Gabor-based Audiovisual Fusion for Mandarin Chinese Speech Recognition

Yan Xu, Hongce Wang, Zhongping Dong, Yuexuan Li, Andrew Abel

Published: 2022, Last Modified: 11 Nov 2024EUSIPCO 2022EveryoneRevisionsBibTeXCC BY-SA 4.0

Abstract: Audiovisual Speech Recognition (AVSR) is a popular research topic, and incorporating visual features into speech recognition systems has been found to deliver good results. In recent years, end-to-end Convolutional Neural Network (CNN) based deep learning has been widely utilized. However, these often require big data and can be time consuming to train.
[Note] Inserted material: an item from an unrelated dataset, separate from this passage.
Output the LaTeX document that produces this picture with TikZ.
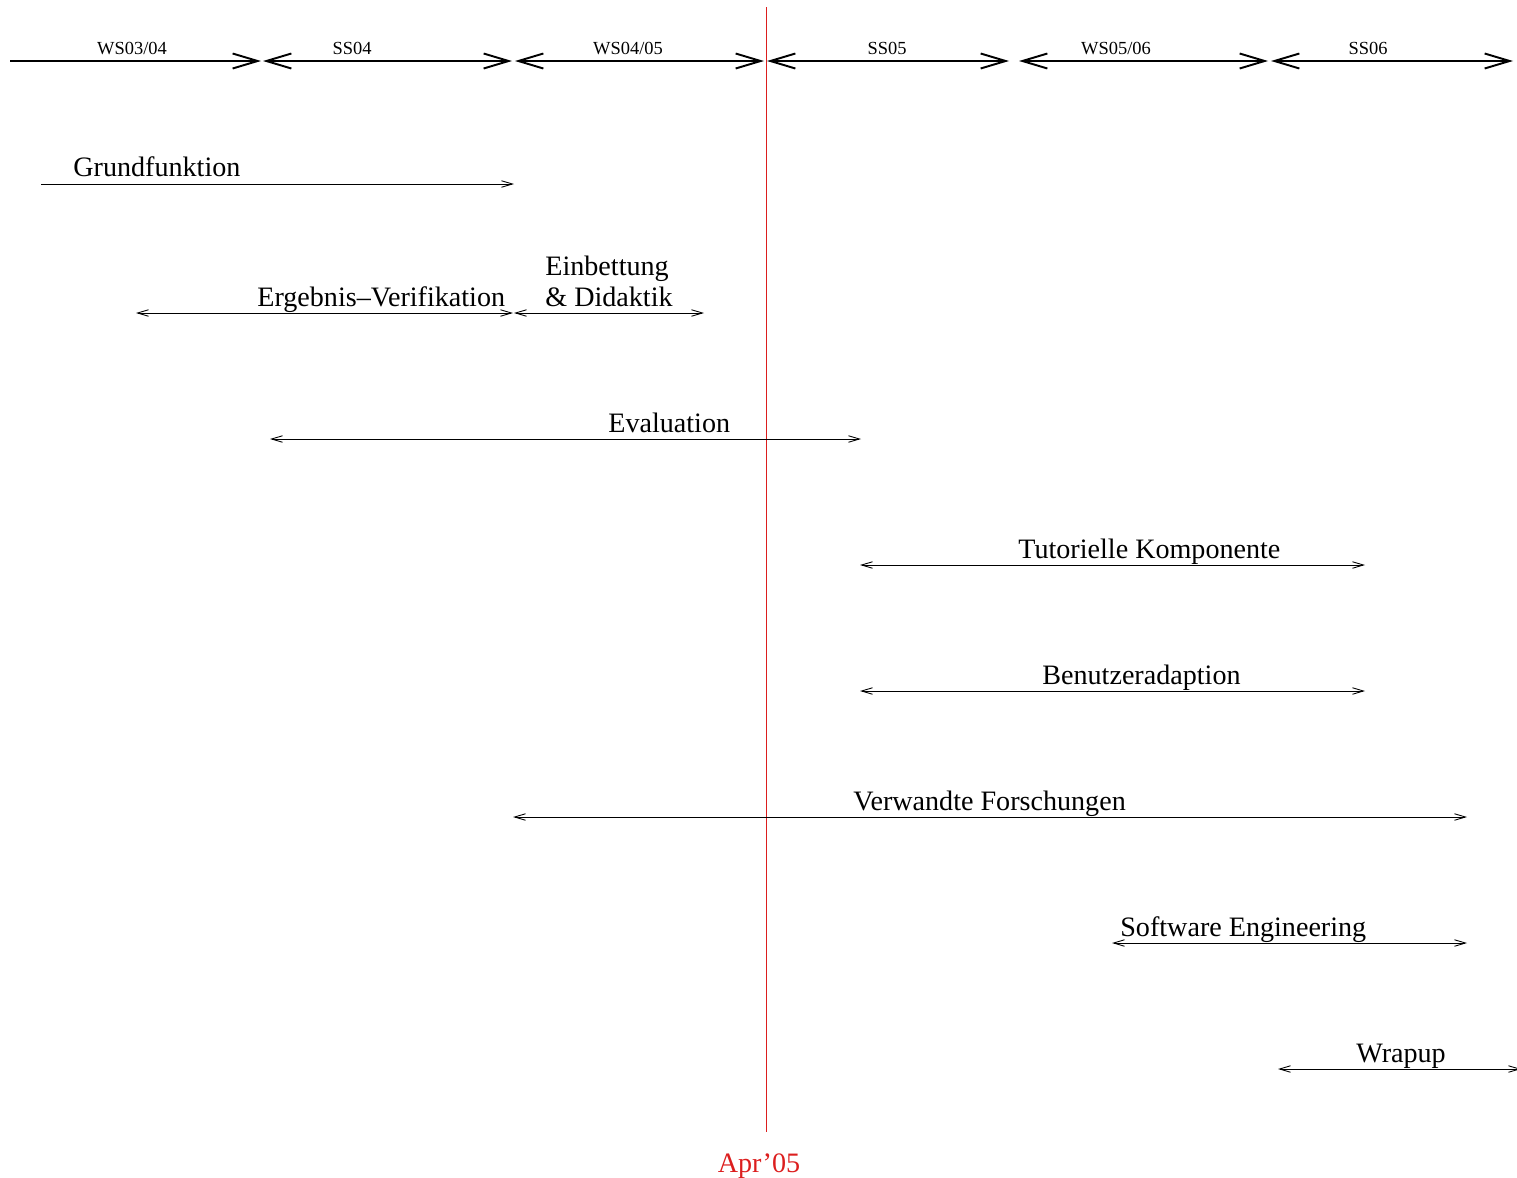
\documentclass[tikz,border=0pt]{standalone}
\usepackage{fontspec}
\setmainfont{Liberation Serif}
\usetikzlibrary{arrows.meta}

\definecolor{nowred}{RGB}{220,30,30}

\tikzset{
  semester/.style={line width=1.1pt, {Straight Barb[length=0.5cm, width=0.3cm]}-{Straight Barb[length=0.5cm, width=0.3cm]}},
  semesterfirst/.style={line width=1.1pt, -{Straight Barb[length=0.5cm, width=0.3cm]}},
  phase/.style={line width=0.5pt, {Straight Barb[length=0.22cm, width=0.13cm]}-{Straight Barb[length=0.22cm, width=0.13cm]}},
  phaseright/.style={line width=0.5pt, -{Straight Barb[length=0.22cm, width=0.13cm]}},
  semlabel/.style={anchor=base, inner sep=0pt, font=\fontsize{10.5}{12}\selectfont},
  phaselabel/.style={anchor=base west, inner sep=0pt, font=\fontsize{16}{19}\selectfont}
}

\begin{document}
\begin{tikzpicture}[x=0.02cm, y=-0.02cm]
% Fix the page to the size of the reference
\useasboundingbox (0, 0) rectangle (1517, 1177);

% Semester axis at the top
\coordinate (s0) at (10, 61);
\coordinate (s1a) at (261, 61);
\coordinate (s1b) at (263, 61);
\coordinate (s2a) at (512, 61);
\coordinate (s2b) at (515, 61);
\coordinate (s3a) at (764, 61);
\coordinate (s3b) at (767, 61);
\coordinate (s4a) at (1009, 61);
\coordinate (s4b) at (1019, 61);
\coordinate (s5a) at (1268, 61);
\coordinate (s5b) at (1271, 61);
\coordinate (s6) at (1513, 61);
\draw[semesterfirst] (s0) -- (s1a);
\draw[semester] (s1b) -- (s2a);
\draw[semester] (s2b) -- (s3a);
\draw[semester] (s3b) -- (s4a);
\draw[semester] (s4b) -- (s5a);
\draw[semester] (s5b) -- (s6);
\node[semlabel] (ws0304) at (132, 54) {WS03/04};
\node[semlabel] (ss04) at (352, 54) {SS04};
\node[semlabel] (ws0405) at (628, 54) {WS04/05};
\node[semlabel] (ss05) at (887, 54) {SS05};
\node[semlabel] (ws0506) at (1116, 54) {WS05/06};
\node[semlabel] (ss06) at (1368, 54) {SS06};

% Today marker
\coordinate (nowtop) at (766, 7);
\coordinate (nowbot) at (766, 1132);
\draw[nowred, line width=0.4pt] (nowtop) -- (nowbot);
\node[anchor=base, inner sep=0pt, text=nowred, font=\fontsize{16}{19}\selectfont] (now) at (759, 1172) {Apr'05};

% Grundfunktion
\coordinate (grundA) at (41, 184);
\coordinate (grundB) at (514, 184);
\draw[phaseright] (grundA) -- (grundB);
\node[phaselabel] (grund) at (73, 176) {Grundfunktion};

% Ergebnis-Verifikation
\coordinate (ergA) at (136, 313);
\coordinate (ergB) at (513, 313);
\draw[phase] (ergA) -- (ergB);
\node[phaselabel] (erg) at (257, 306) {Ergebnis--Verifikation};

% Einbettung & Didaktik
\coordinate (einA) at (514, 313);
\coordinate (einB) at (704, 313);
\draw[phase] (einA) -- (einB);
\node[phaselabel] (ein1) at (545, 275) {Einbettung};
\node[phaselabel] (ein2) at (545, 306) {\& Didaktik};

% Evaluation
\coordinate (evalA) at (270, 439);
\coordinate (evalB) at (861, 439);
\draw[phase] (evalA) -- (evalB);
\node[phaselabel] (eval) at (608, 432) {Evaluation};

% Tutorielle Komponente
\coordinate (tutA) at (860, 565);
\coordinate (tutB) at (1365, 565);
\draw[phase] (tutA) -- (tutB);
\node[phaselabel] (tut) at (1018, 558) {Tutorielle Komponente};

% Benutzeradaption
\coordinate (benA) at (860, 691);
\coordinate (benB) at (1365, 691);
\draw[phase] (benA) -- (benB);
\node[phaselabel] (ben) at (1042, 684) {Benutzeradaption};

% Verwandte Forschungen
\coordinate (verA) at (513, 817);
\coordinate (verB) at (1467, 817);
\draw[phase] (verA) -- (verB);
\node[phaselabel] (ver) at (853, 810) {Verwandte Forschungen};

% Software Engineering
\coordinate (swA) at (1112, 943);
\coordinate (swB) at (1467, 943);
\draw[phase] (swA) -- (swB);
\node[phaselabel] (sw) at (1120, 936) {Software Engineering};

% Wrapup
\coordinate (wrapA) at (1278, 1069);
\coordinate (wrapB) at (1521, 1069);
\draw[phase] (wrapA) -- (wrapB);
\node[phaselabel] (wrap) at (1356, 1062) {Wrapup};
\end{tikzpicture}
\end{document}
A lot of speech research also tends to focus on English language datasets. In this paper, we propose a lightweight optimized and automated speech recognition system using Gabor based feature extraction, combined with our Audiovisual Mandarin Chinese (AVMC) corpus. This combines Mel-frequency Cepstral Coefficients (MFCCs) + CNN_Bidirectional Long Short-term Memory (BiLSTM)_Attention (CLA) model for Audio Speech Recognition, and low dimension Gabor visual features + CLA model for Visual Speech Recognition. As we are focusing on Chinese language recognition, we individually analyse initials, finals, and tones, as part of pinyin speech production. The proposed low dimensionality system achieves 88.6%, 87.5% and 93.6% accuracy for tones, initials and finals respectively at char-level, 84.8% for pinyin at word-level.